### TASK DIRECTIONS:
Pictures excluded, return the lines below from the first through the line holding "import * as".

### RECORD SET:
** Begin **

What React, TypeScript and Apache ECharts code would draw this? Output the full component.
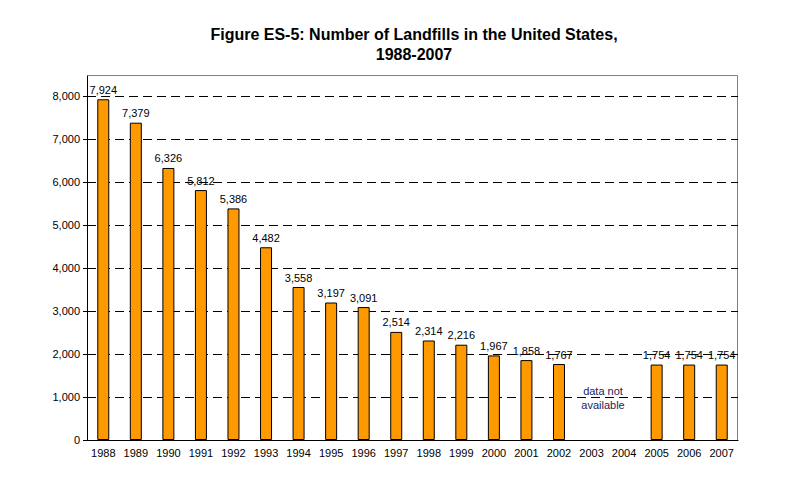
import React, { useEffect, useRef } from "react";
import * as echarts from "echarts";

const years = ["1988","1989","1990","1991","1992","1993","1994","1995","1996","1997","1998","1999","2000","2001","2002","2003","2004","2005","2006","2007"];
const landfills: (number | null)[] = [7924,7379,6326,5812,5386,4482,3558,3197,3091,2514,2314,2216,1967,1858,1767,null,null,1754,1754,1754];
const yTicks = { min: 0, max: 8000, interval: 1000 };
const titleLines = ["Figure ES-5: Number of Landfills in the United States,", "1988-2007"];
const note = "data not\navailable";

const fmt = (v: number) => v.toLocaleString("en-US");

export default function App() {
  const ref = useRef<HTMLDivElement>(null);
  useEffect(() => {
    if (!ref.current) return;
    const chart = echarts.init(ref.current, null, { renderer: "svg" });
    const font = "'Liberation Sans', Arial, sans-serif";
    chart.setOption({
      animation: false,
      backgroundColor: "#ffffff",
      textStyle: { fontFamily: font },
      title: {
        text: titleLines.join("\n"),
        left: 409,
        top: 19,
        textAlign: "center",
        textStyle: { fontSize: 16, fontWeight: "bold", color: "#000", lineHeight: 20, fontFamily: font },
      },
      grid: { left: 87, right: 58, top: 96, bottom: 45, containLabel: false },
      xAxis: {
        type: "category",
        data: years,
        axisLine: { lineStyle: { color: "#000", width: 1 } },
        axisTick: { length: 5, lineStyle: { color: "#000" } },
        axisLabel: { color: "#000", fontSize: 11, margin: 7, fontFamily: font, interval: 0 },
      },
      yAxis: {
        type: "value",
        min: yTicks.min,
        max: yTicks.max,
        interval: yTicks.interval,
        axisLine: { show: true, lineStyle: { color: "#000", width: 1 } },
        axisTick: { show: true, length: 4, lineStyle: { color: "#000" } },
        axisLabel: { color: "#000", fontSize: 11, margin: 7, fontFamily: font, formatter: (v: number) => fmt(v) },
        splitLine: { show: true, lineStyle: { color: "#000", type: [9, 5], width: 1 } },
      },
      series: [
        {
          type: "bar",
          data: landfills,
          barWidth: 12,
          itemStyle: { color: "#FF9900", borderColor: "#000", borderWidth: 1 },
          label: {
            show: true,
            position: "top",
            distance: 4,
            color: "#000",
            fontSize: 11,
            fontFamily: font,
            formatter: (p: any) => (p.value == null ? "" : fmt(p.value)),
          },
        },
      ],
      graphic: [
        { type: "line", shape: { x1: 87.5, y1: 75.5, x2: 737.5, y2: 75.5 }, style: { stroke: "#808080", lineWidth: 1 } },
        { type: "line", shape: { x1: 737.5, y1: 75.5, x2: 737.5, y2: 440 }, style: { stroke: "#808080", lineWidth: 1 } },
        { type: "line", shape: { x1: 87.5, y1: 75.5, x2: 87.5, y2: 96 }, style: { stroke: "#000", lineWidth: 1 } },
        {
          type: "text",
          x: 603,
          y: 398,
          style: { text: note, fill: "#1c1c5a", font: `11px ${font}`, textAlign: "center", textVerticalAlign: "middle", lineHeight: 14 },
        },
      ],
    });
    return () => chart.dispose();
  }, []);
  return <div ref={ref} style={{ width: 796, height: 485, position: "absolute", left: 0, top: 0 }} />;
}
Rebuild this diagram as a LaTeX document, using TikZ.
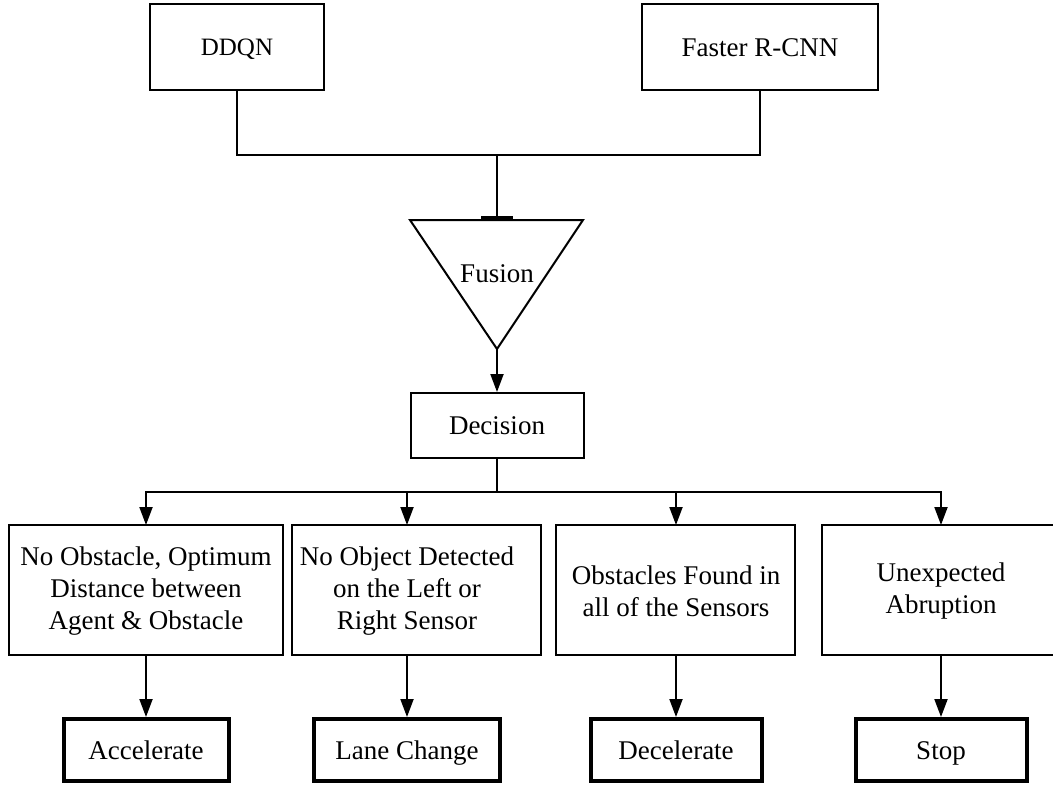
\documentclass[tikz,border=0pt]{standalone}
\usepackage{fontspec}
\setmainfont{Liberation Serif}
\usetikzlibrary{arrows.meta,calc}

\tikzset{
  thinbox/.style={draw, line width=2pt, rectangle, inner sep=0pt, align=center},
  thickbox/.style={draw, line width=4pt, rectangle, inner sep=0pt, align=center,
    font=\fontsize{27}{32}\selectfont, text height=18pt, text depth=0pt},
  oneline/.style={font=\fontsize{27}{32}\selectfont, text height=18pt, text depth=0pt},
  label27/.style={font=\fontsize{27}{32}\selectfont, align=center, inner sep=0pt},
  wire/.style={line width=2pt},
  flow/.style={line width=2pt, -{Triangle[length=18pt,width=13pt]}},
}

\begin{document}
\begin{tikzpicture}[x=1pt, y=-1pt]
  \useasboundingbox (0,0) rectangle (1053,787);
  \clip (0,0) rectangle (1053,787);

  % sources
  \node[thinbox, minimum width=174pt, minimum height=86pt,
    font=\fontsize{25}{30}\selectfont, text height=16.5pt, text depth=0pt]
    (ddqn) at (237,47) {DDQN};
  \node[thinbox, oneline, minimum width=236pt, minimum height=86pt]
    (rcnn) at (760,47) {Faster R-CNN};

  % fusion triangle
  \coordinate (fusTL) at (410,220);
  \coordinate (fusTR) at (583,220);
  \coordinate (fusB) at (497,349);
  \coordinate (fusT) at (497,220);
  \draw[wire, line join=miter] (fusTL) -- (fusTR) -- (fusB) -- cycle;
  \node[label27, oneline] (fusion) at (497,273) {Fusion};

  % merge of the two sources
  \coordinate (join) at (497,155);
  \draw[wire] (ddqn.south) |- (join);
  \draw[wire] (rcnn.south) |- (join);
  \draw[line width=2pt, -{Bar[width=32pt,line width=4pt]}] (join) -- (fusT);

  % decision
  \node[thinbox, oneline, minimum width=173pt, minimum height=65pt]
    (decision) at (497,425.5) {Decision};
  \draw[flow] (fusB) -- (decision.north);

  % conditions
  \node[thinbox, minimum width=274pt, minimum height=130pt] (c1) at (146,590) {};
  \node[label27] (t1) at (146,591) {No Obstacle, Optimum\\Distance between\\Agent \& Obstacle};
  \node[thinbox, minimum width=249pt, minimum height=130pt] (c2) at (416.5,590) {};
  \node[label27] (t2) at (407,591) {No Object Detected\\on the Left or\\Right Sensor};
  \node[thinbox, minimum width=239pt, minimum height=130pt] (c3) at (675.5,590) {};
  \node[label27] (t3) at (676,591) {Obstacles Found in\\all of the Sensors};
  \node[thinbox, minimum width=238pt, minimum height=130pt] (c4) at (941,590) {};
  \node[label27] (t4) at (941,591) {Unexpected\\Abruption};

  \coordinate (a1) at (146,525);
  \coordinate (a2) at (407,525);
  \coordinate (a3) at (676,525);
  \coordinate (a4) at (941,525);

  \coordinate (split) at (497,492);
  \draw[wire] (decision.south) -- (split);
  \draw[flow] (split) -| (a1);
  \draw[flow] (split) -| (a2);
  \draw[flow] (split) -| (a3);
  \draw[flow] (split) -| (a4);

  % actions
  \node[thickbox, minimum width=165pt, minimum height=62pt] (r1) at (146,750) {Accelerate};
  \node[thickbox, minimum width=186pt, minimum height=62pt] (r2) at (407,750) {Lane Change};
  \node[thickbox, minimum width=171pt, minimum height=62pt] (r3) at (676,750) {Decelerate};
  \node[thickbox, minimum width=171pt, minimum height=62pt] (r4) at (941,750) {Stop};

  \draw[flow] (c1.south -| r1.north) -- (r1.north);
  \draw[flow] (c2.south -| r2.north) -- (r2.north);
  \draw[flow] (c3.south -| r3.north) -- (r3.north);
  \draw[flow] (c4.south -| r4.north) -- (r4.north);
\end{tikzpicture}
\end{document}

** End **

### EXERCISE SOLUTION:
What React, TypeScript and Apache ECharts code would draw this? Output the full component.
import React, { useEffect, useRef } from "react";
import * as echarts from "echarts";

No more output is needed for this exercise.